Não é numa prisão de segurança máxima, como a tristemente famosa Sing Sing, em Nova York, que normalmente se procura algum vestígio de arte. Mas é precisamente neste cenário sombrio, no filme de Greg Kwedar que sinteticamente empresta o nome da prisão, que se vai achar uma viva expressão do real significado do teatro - não exatamente apenas atuar, mas encontrar o que de humano, verdadeiramente humano, existe no fundo não só de cada personagem como de cada um de seus intérpretes, sejam eles quem forem, estejam onde estiverem.
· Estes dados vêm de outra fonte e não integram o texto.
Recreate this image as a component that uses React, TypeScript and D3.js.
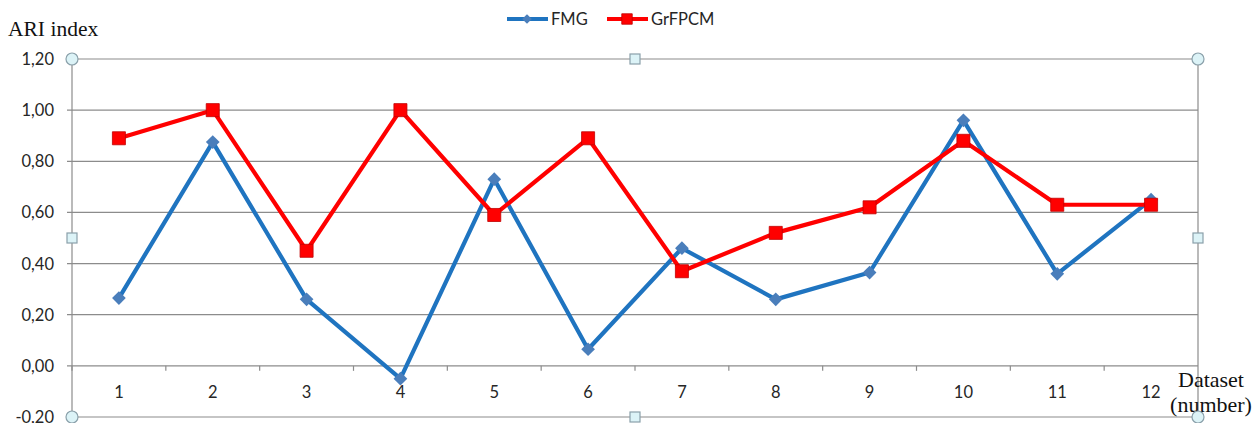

Sing Sing, o filme, colhe seu rastilho na realidade. O roteiro, uma das três indicações ao Oscar, assinado por Kwedar e Clint Bentley, parte de um artigo publicado em 2005 na revista Esquire, a respeito do projeto Rehabilitation through the Arts (RTA). Implantado em estabelecimentos penitenciários dos EUA, o projeto levou diversos prisioneiros a descobrirem o poder regenerador do teatro. Um de seus inúmeros benefícios é que menos de 3% dos seus participantes têm reincidido no crime, uma vez libertos. Descobrir a arte parece levar também à criação de uma nova autoestima.
Uma singularidade do filme é uma discreta mistura entre atores profissionais e atores naturais - ao contrário do que acontecia por exemplo no docudrama italiano César Deve Morrer, dos irmãos Paolo e Vittorio Taviani, de 2013, que focalizava apenas o trabalho artístico dos detentos da prisão de Rebibbia, em Roma.
À frente do elenco, está o magnífico Colman Domingo, que colheu aqui a sua segunda indicação ao Oscar de melhor ator, vivendo o papel de John Divine G Whitfield, uma figura real que, aliás, faz uma pequena ponta no filme. Preso por envolvimento com tráfico e acusado de um homicídio que não cometeu, Divine G encontra um sentido de viver no grupo teatral de Sing Sing. Auxiliar do diretor do projeto, Bent Bruell (Paul Reci), Divine atua e também escreve a maior parte das peças encenadas ali dentro. É responsável também pela seleção de novos membros do grupo, ao lado de seu amigo, Mike Mike (Sean San Jose, outro ator profissional).
Os dois se dividem na hora de aceitar um novo integrante, Clarence “Divine Eye” Maclin (um impressionante egresso do RTA, interpretando o próprio papel). De temperamento violento, ele parece pouco apto a integrar-se nos quadros da trupe. Mas é justamente isso o que interessa Divine G, que se empenha para encaixá-lo no grupo. Todos os outros membros do elenco são ex-detentos ou ex-carcereiros. O cenário da prisão, evidentemente, não é Sing Sing, e sim a desativada Downstate Correctional Facility - onde Maclin, por coincidência, havia estado preso 27 anos antes. Duas outras locações vistas no filme são a Beacon High School e o Hudson Sports Complex (que foi antigamente uma prisão).
No foco do enredo, como não poderia deixar de ser, está uma montagem teatral. Os membros do grupo querem deixar de lado os habituais dramas e encenar uma comédia, cuja escrita é assumida pelo diretor Bent. Nesse texto, ele faz uma singular mistura de elementos pop e sofisticados, encaixando personagens como um imperador egípcio, cowboys, gladiadores, piratas, Freddy Krueger e Hamlet.
O filme se estrutura no paralelismo das dificuldades da eventualmente tresloucada montagem e o esforço de alguns detentos, caso de Divine G e Clarence, de encaminharem pedidos de redução de pena. Nessa dualidade de situações, cria-se um sensível e intenso painel humano em que se destacam não só o talento excepcional de Colman e Maclin, com papéis mais centrais, como dos personagens secundários - cuja atuação é fundamental para que não se esqueça que esta é uma prisão, um espaço fechado em que, apesar de não haver sinais muito explícitos de repressão, não há lugar para individualidade. Prova disso são as frequentes revistas das celas individuais dos prisioneiros, deixando atrás de si papéis e objetos pessoais revirados para lembrar que livre, ali dentro, só o pensamento.
Sendo ou não essa a intenção, o filme permite um exercício de reflexão, menos sobre o sistema prisional, já que não é um típico filme de prisão, e sim sobre a própria atuação. Afinal, estão confrontadas na tela técnicas muito diferentes. Mas, de todas as interpretações, mesmo aquelas mais despidas de grande técnica, salta aos olhos a verdade do que se encarna, que não dá para trapacear. E o conjunto do elenco, afinal, soa afinado, tocando a mesma música pungente.
John Divine G Whitfield, por sua vez, é a mais nítida expressão de sucesso do RTA. Ele já escreveu 13 romances, 3 deles publicados quando ainda estava em Sing Sing, onde ficou detido 13 anos. Ele está livre desde 2012.